-- START --
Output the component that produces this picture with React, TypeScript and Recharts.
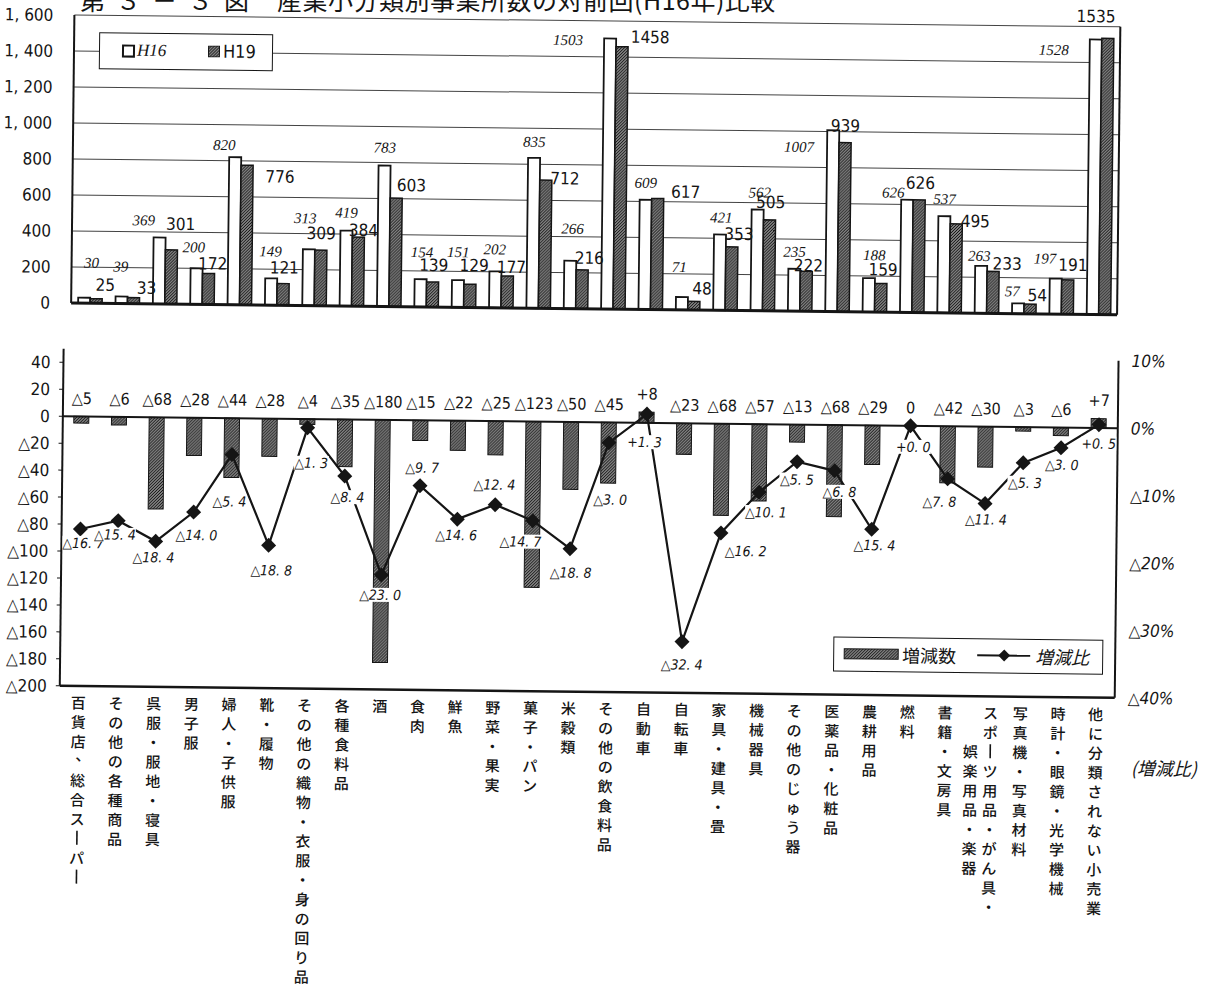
import React from 'react';
import {
  ComposedChart,
  BarChart,
  Bar,
  Line,
  XAxis,
  YAxis,
  CartesianGrid,
  LabelList,
  Legend,
  ReferenceLine,
} from 'recharts';

// 業種（小分類）
const categories = [
  '百貨店、総合スーパー',
  'その他の各種商品',
  '呉服・服地・寝具',
  '男子服',
  '婦人・子供服',
  '靴・履物',
  'その他の織物・衣服・身の回り品',
  '各種食料品',
  '酒',
  '食肉',
  '鮮魚',
  '野菜・果実',
  '菓子・パン',
  '米穀類',
  'その他の飲食料品',
  '自動車',
  '自転車',
  '家具・建具・畳',
  '機械器具',
  'その他のじゅう器',
  '医薬品・化粧品',
  '農耕用品',
  '燃料',
  '書籍・文房具',
  'スポーツ用品・がん具・\n娯楽用品・楽器',
  '写真機・写真材料',
  '時計・眼鏡・光学機械',
  '他に分類されない小売業',
];

// 事業所数
const h16 = [30, 39, 369, 200, 820, 149, 313, 419, 783, 154, 151, 202, 835, 266, 1503, 609, 71, 421, 562, 235, 1007, 188, 626, 537, 263, 57, 197, 1528];
const h19 = [25, 33, 301, 172, 776, 121, 309, 384, 603, 139, 129, 177, 712, 216, 1458, 617, 48, 353, 505, 222, 939, 159, 626, 495, 233, 54, 191, 1535];

// 増減数・増減比(%)
const diff = [-5, -6, -68, -28, -44, -28, -4, -35, -180, -15, -22, -25, -123, -50, -45, 8, -23, -68, -57, -13, -68, -29, 0, -42, -30, -3, -6, 7];
const rate = [-16.7, -15.4, -18.4, -14.0, -5.4, -18.8, -1.3, -8.4, -23.0, -9.7, -14.6, -12.4, -14.7, -18.8, -3.0, 1.3, -32.4, -16.2, -10.1, -5.5, -6.8, -15.4, 0.0, -7.8, -11.4, -5.3, -3.0, 0.5];

const countTicks = [0, 200, 400, 600, 800, 1000, 1200, 1400, 1600];
const diffTicks = [40, 20, 0, -20, -40, -60, -80, -100, -120, -140, -160, -180, -200];
const rateTicks = [10, 0, -10, -20, -30, -40];

// 手で動かしたデータラベルの位置（棒の上端／点からのずれ）
const h16LabelShift = [
  [7, -35], [-1, -30], [-16, -17], [-3, -21], [-11, -12], [-1, -27], [-4, -31], [0, -18], [0, -18], [1, -27],
  [0, -28], [-1, -22], [0, -16], [2, -32], [-42, 2], [0, -17], [-3, -30], [1, -17], [2, -17], [0, -17],
  [-34, 17], [5, -23], [-14, -7], [0, -17], [-2, -10], [-6, -12], [-11, -20], [-42, 11],
];
const h19LabelShift = [
  [9, -14], [13, -10], [9, -26], [4, -10], [33, 11], [1, -16], [0, -17], [5, -7], [15, -13], [1, -17],
  [4, -19], [4, -9], [19, -2], [7, -12], [28, -10], [28, -7], [8, -13], [7, -13], [1, -18], [2, -6],
  [0, -17], [2, -14], [1, -17], [19, -3], [14, -8], [7, -9], [5, -15], [-12, -22],
];
const rateLabelShift = [
  [3, 14], [-3, 14], [-2, 16], [3, 23], [-2, 47], [3, 25], [4, 35], [3, 21], [-1, 20], [2, -18],
  [-1, 16], [-1, -20], [-12, 21], [1, 24], [2, 57], [-2, 28], [0, 23], [25, 18], [7, 20], [0, 18],
  [5, 21], [3, 16], [3, 21], [-8, 23], [1, 16], [2, 20], [1, 17], [0, 19],
];

const countData = categories.map((name, i) => ({ name, h16: h16[i], h19: h19[i] }));
const changeData = categories.map((name, i) => ({ name, diff: diff[i], rate: rate[i] }));

const NARROW = '"Liberation Sans Narrow", "DejaVu Sans Condensed", "Noto Sans CJK JP", sans-serif';
const SERIF = '"Liberation Serif", "DejaVu Serif", serif';
const JP = '"Noto Sans CJK JP", sans-serif';
const INK = '#151515';

const fmtCount = (v: number) =>
  v >= 1000 ? `${Math.floor(v / 1000)}, ${String(v % 1000).padStart(3, '0')}` : `${v}`;
const fmtAxis = (v: number) => (v < 0 ? `△${-v}` : `${v}`);
const fmtDiff = (v: number) => (v > 0 ? `+${v}` : v < 0 ? `△${-v}` : '0');
const fmtRate = (v: number) =>
  `${v < 0 ? '△' : '+'}${Math.abs(v).toFixed(1).replace('.', '. ')}`;
const fmtPct = (v: number) => (v < 0 ? `△${-v}%` : `${v}%`);

// 増減数ラベルの基準点（0以下は0の線）
const diffLabelBase = (d: { diff: number }) => Math.max(d.diff, 0);

const H16Label = (props: any) => {
  const { x, y, width, value, index } = props;
  const [dx, dy] = h16LabelShift[index] ?? [0, -12];
  return (
    <text x={x + width / 2 + dx} y={y + dy} textAnchor="middle" dominantBaseline="central"
      fontFamily={SERIF} fontStyle="italic" fontSize={15} fill={INK}>
      {value}
    </text>
  );
};

const H19Label = (props: any) => {
  const { x, y, width, value, index } = props;
  const [dx, dy] = h19LabelShift[index] ?? [0, -12];
  return (
    <text x={x + width / 2 + dx} y={y + dy} textAnchor="middle" dominantBaseline="central"
      fontFamily={NARROW} fontSize={17} fill={INK}>
      {value}
    </text>
  );
};

const DiffLabel = (props: any) => {
  const { x, y, value } = props;
  return (
    <text x={x} y={y - 18} textAnchor="middle" dominantBaseline="central"
      fontFamily={NARROW} fontSize={16} fill={INK}>
      {fmtDiff(value)}
    </text>
  );
};

// 白抜きのラベル（下の棒・折れ線を隠す）
const RateLabel = (props: any) => {
  const { x, y, value, index } = props;
  const [dx, dy] = rateLabelShift[index] ?? [0, 16];
  const text = fmtRate(value);
  const w = text.length * 6.6 + 2;
  const cx = x + dx;
  const cy = y + dy;
  return (
    <g>
      <rect x={cx - w / 2} y={cy - 7} width={w} height={14} fill="#fff" />
      <text x={cx} y={cy} textAnchor="middle" dominantBaseline="central"
        fontFamily={NARROW} fontStyle="italic" fontSize={14} fill={INK}>
        {text}
      </text>
    </g>
  );
};

const Diamond = (props: any) => {
  const { cx, cy, index } = props;
  const r = 7.5;
  return (
    <path key={`dia-${index}`} d={`M${cx},${cy - r}L${cx + r},${cy}L${cx},${cy + r}L${cx - r},${cy}Z`} fill={INK} />
  );
};

// 縦書きの業種名
const CategoryTick = (props: any) => {
  const { x, y, payload } = props;
  const cols = String(payload.value).split('\n');
  const pitch = 19.4;
  return (
    <g>
      {cols.map((col, ci) => {
        const colX = cols.length > 1 ? (ci === 0 ? x + 8 : x - 12) : x;
        const start = ci === 0 ? 0 : 2;
        return Array.from(col).map((ch, k) => {
          const cy = y + 16 + (start + k) * pitch;
          if (ch === 'ー') {
            return <line key={`${ci}-${k}`} x1={colX} x2={colX} y1={cy - 7} y2={cy + 7} stroke={INK} strokeWidth={1.6} />;
          }
          const comma = ch === '、';
          return (
            <text key={`${ci}-${k}`} x={colX + (comma ? 5 : 0)} y={cy - (comma ? 6 : 0)}
              textAnchor="middle" dominantBaseline="central" fontFamily={JP} fontWeight={500} fontSize={15} fill={INK}>
              {ch}
            </text>
          );
        });
      })}
    </g>
  );
};

const CountLegend = () => (
  <div style={{ position: 'relative', width: 174, height: 37, border: `1.5px solid ${INK}`, boxSizing: 'border-box', background: '#fff' }}>
    <span style={{ position: 'absolute', left: 22, top: 11, width: 9, height: 9, border: `2px solid ${INK}`, background: '#fff' }} />
    <span style={{ position: 'absolute', left: 37, top: 0, lineHeight: '34px', fontFamily: SERIF, fontStyle: 'italic', fontSize: 17, color: INK }}>H16</span>
    <svg width={12} height={12} style={{ position: 'absolute', left: 108, top: 11 }}>
      <rect x={0.5} y={0.5} width={11} height={11} fill="url(#stipple)" stroke={INK} />
    </svg>
    <span style={{ position: 'absolute', left: 123, top: 0, lineHeight: '34px', fontFamily: NARROW, fontSize: 18, color: INK }}>H19</span>
  </div>
);

const ChangeLegend = () => (
  <div style={{ position: 'relative', width: 270, height: 35, border: `1.5px solid ${INK}`, boxSizing: 'border-box', background: '#fff' }}>
    <svg width={268} height={32} style={{ position: 'absolute', left: 0, top: 0 }}>
      <rect x={10} y={11} width={54} height={10} fill="url(#stipple)" stroke={INK} />
      <line x1={143} x2={196} y1={16} y2={16} stroke={INK} strokeWidth={2} />
      <path d="M170,10L176,16L170,22L164,16Z" fill={INK} />
    </svg>
    <span style={{ position: 'absolute', left: 68, top: 0, lineHeight: '32px', fontFamily: JP, fontSize: 18, color: INK }}>増減数</span>
    <span style={{ position: 'absolute', left: 201, top: 0, lineHeight: '32px', fontFamily: JP, fontStyle: 'italic', fontSize: 18, color: INK }}>増減比</span>
  </div>
);

export default function App() {
  return (
    <div style={{ position: 'absolute', left: 0, top: 0, width: 1211, height: 988, background: '#fff', overflow: 'hidden' }}>
      <svg width={0} height={0} style={{ position: 'absolute' }}>
        <defs>
          <pattern id="stipple" width={3} height={3} patternUnits="userSpaceOnUse">
            <rect width={3} height={3} fill="#808080" />
            <rect x={0} y={0} width={1} height={1} fill="#111" />
            <rect x={2} y={1} width={1} height={1} fill="#111" />
            <rect x={1} y={2} width={1} height={1} fill="#111" />
          </pattern>
        </defs>
      </svg>

      <div style={{ position: 'absolute', left: 0, top: 0, width: 1211, height: 988, transform: 'rotate(0.65deg)', transformOrigin: '605px 494px' }}>
        {/* 事業所数 H16 / H19 */}
        <div style={{ position: 'absolute', left: 0, top: 0 }}>
          <BarChart width={1211} height={330} data={countData} margin={{ top: 21, right: 0, bottom: 0, left: 0 }} barGap={0}>
            <CartesianGrid vertical={false} stroke="#444" strokeWidth={1} />
            <XAxis dataKey="name" height={21} tick={false} tickLine={false} axisLine={{ stroke: INK, strokeWidth: 3 }} />
            <XAxis xAxisId="top" orientation="top" dataKey="name" height={0} tick={false} tickLine={false} axisLine={{ stroke: INK, strokeWidth: 2.5 }} />
            <YAxis domain={[0, 1600]} ticks={countTicks} width={69} tickFormatter={fmtCount} tickLine={false} tickSize={0} tickMargin={21}
              axisLine={{ stroke: INK, strokeWidth: 2 }} tick={{ fontFamily: NARROW, fontSize: 17, fill: INK }} />
            <YAxis yAxisId="right" orientation="right" width={96} tick={false} tickLine={false} axisLine={{ stroke: INK, strokeWidth: 2 }} />
            <Legend layout="horizontal" verticalAlign="middle" align="center" content={<CountLegend />}
              wrapperStyle={{ left: 94, top: 38, width: 174, height: 37 }} />
            <Bar dataKey="h16" name="H16" barSize={12} fill="#fff" stroke={INK} strokeWidth={1.8} isAnimationActive={false}>
              <LabelList dataKey="h16" content={<H16Label />} />
            </Bar>
            <Bar dataKey="h19" name="H19" barSize={12} fill="url(#stipple)" stroke={INK} strokeWidth={1.5} isAnimationActive={false}>
              <LabelList dataKey="h19" content={<H19Label />} />
            </Bar>
          </BarChart>
        </div>

        {/* 増減数・増減比 */}
        <div style={{ position: 'absolute', left: 0, top: 330 }}>
          <ComposedChart width={1211} height={658} data={changeData} margin={{ top: 25, right: 0, bottom: 0, left: 0 }}>
            <XAxis dataKey="name" height={296} interval={0} tickLine={false} tickSize={0} tickMargin={0}
              axisLine={{ stroke: INK, strokeWidth: 2.5 }} tick={<CategoryTick />} />
            <XAxis xAxisId="top" orientation="top" dataKey="name" height={0} tick={false} tickLine={false} axisLine={{ stroke: INK, strokeWidth: 2 }} />
            <YAxis yAxisId="count" domain={[-200, 50]} ticks={diffTicks} width={62} tickFormatter={fmtAxis} interval={0}
              tickSize={4} tickMargin={9} tickLine={{ stroke: INK }} axisLine={{ stroke: INK, strokeWidth: 2 }}
              tick={{ fontFamily: NARROW, fontSize: 17, fill: INK }} />
            <YAxis yAxisId="rate" orientation="right" domain={[-40, 10]} ticks={rateTicks} width={94} tickFormatter={fmtPct} interval={0}
              tickLine={false} tickSize={0} tickMargin={13} axisLine={{ stroke: INK, strokeWidth: 2 }}
              tick={{ fontFamily: NARROW, fontStyle: 'italic', fontSize: 17, fill: INK, textAnchor: 'start' }} />
            <ReferenceLine yAxisId="count" y={0} stroke={INK} strokeWidth={2} />
            <Legend layout="horizontal" verticalAlign="middle" align="center" content={<ChangeLegend />}
              wrapperStyle={{ left: 835, top: 304, width: 270, height: 35 }} />
            <Bar yAxisId="count" dataKey="diff" name="増減数" barSize={15} fill="url(#stipple)" stroke={INK} strokeWidth={1} isAnimationActive={false} />
            {/* 増減数のラベルだけを載せる見えない系列 */}
            <Line yAxisId="count" dataKey={diffLabelBase} stroke="none" dot={false} activeDot={false} legendType="none" isAnimationActive={false}>
              <LabelList dataKey="diff" content={<DiffLabel />} />
            </Line>
            <Line yAxisId="rate" dataKey="rate" name="増減比" stroke={INK} strokeWidth={2.2} dot={<Diamond />} activeDot={false} isAnimationActive={false}>
              <LabelList dataKey="rate" content={<RateLabel />} />
            </Line>
          </ComposedChart>
        </div>

        <div style={{ position: 'absolute', left: 1167, top: 761, transform: 'translate(-50%, -50%)', fontFamily: JP, fontStyle: 'italic', fontSize: 18, color: INK, whiteSpace: 'nowrap' }}>
          (増減比)
        </div>
      </div>

      <svg width={1211} height={20} style={{ position: 'absolute', left: 0, top: 0 }}>
        <text x={80} y={10} fontFamily={JP} fontSize={25} letterSpacing={11} fill={INK}>第３－３図</text>
        <text x={277} y={10} fontFamily={JP} fontSize={25} letterSpacing={0.5} fill={INK}>産業小分類別事業所数の対前回(H16年)比較</text>
      </svg>
    </div>
  );
}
-- END --
Problem: Without the pictures, please reproduce each line of the listing above exactly, from the first one through the line bearing "const rateTicks = [10, 0, -10, -20, -30, -40];".

Written reply:
Output the component that produces this picture with React, TypeScript and Recharts.
import React from 'react';
import {
  ComposedChart,
  BarChart,
  Bar,
  Line,
  XAxis,
  YAxis,
  CartesianGrid,
  LabelList,
  Legend,
  ReferenceLine,
} from 'recharts';

// 業種（小分類）
const categories = [
  '百貨店、総合スーパー',
  'その他の各種商品',
  '呉服・服地・寝具',
  '男子服',
  '婦人・子供服',
  '靴・履物',
  'その他の織物・衣服・身の回り品',
  '各種食料品',
  '酒',
  '食肉',
  '鮮魚',
  '野菜・果実',
  '菓子・パン',
  '米穀類',
  'その他の飲食料品',
  '自動車',
  '自転車',
  '家具・建具・畳',
  '機械器具',
  'その他のじゅう器',
  '医薬品・化粧品',
  '農耕用品',
  '燃料',
  '書籍・文房具',
  'スポーツ用品・がん具・\n娯楽用品・楽器',
  '写真機・写真材料',
  '時計・眼鏡・光学機械',
  '他に分類されない小売業',
];

// 事業所数
const h16 = [30, 39, 369, 200, 820, 149, 313, 419, 783, 154, 151, 202, 835, 266, 1503, 609, 71, 421, 562, 235, 1007, 188, 626, 537, 263, 57, 197, 1528];
const h19 = [25, 33, 301, 172, 776, 121, 309, 384, 603, 139, 129, 177, 712, 216, 1458, 617, 48, 353, 505, 222, 939, 159, 626, 495, 233, 54, 191, 1535];

// 増減数・増減比(%)
const diff = [-5, -6, -68, -28, -44, -28, -4, -35, -180, -15, -22, -25, -123, -50, -45, 8, -23, -68, -57, -13, -68, -29, 0, -42, -30, -3, -6, 7];
const rate = [-16.7, -15.4, -18.4, -14.0, -5.4, -18.8, -1.3, -8.4, -23.0, -9.7, -14.6, -12.4, -14.7, -18.8, -3.0, 1.3, -32.4, -16.2, -10.1, -5.5, -6.8, -15.4, 0.0, -7.8, -11.4, -5.3, -3.0, 0.5];

const countTicks = [0, 200, 400, 600, 800, 1000, 1200, 1400, 1600];
const diffTicks = [40, 20, 0, -20, -40, -60, -80, -100, -120, -140, -160, -180, -200];
const rateTicks = [10, 0, -10, -20, -30, -40];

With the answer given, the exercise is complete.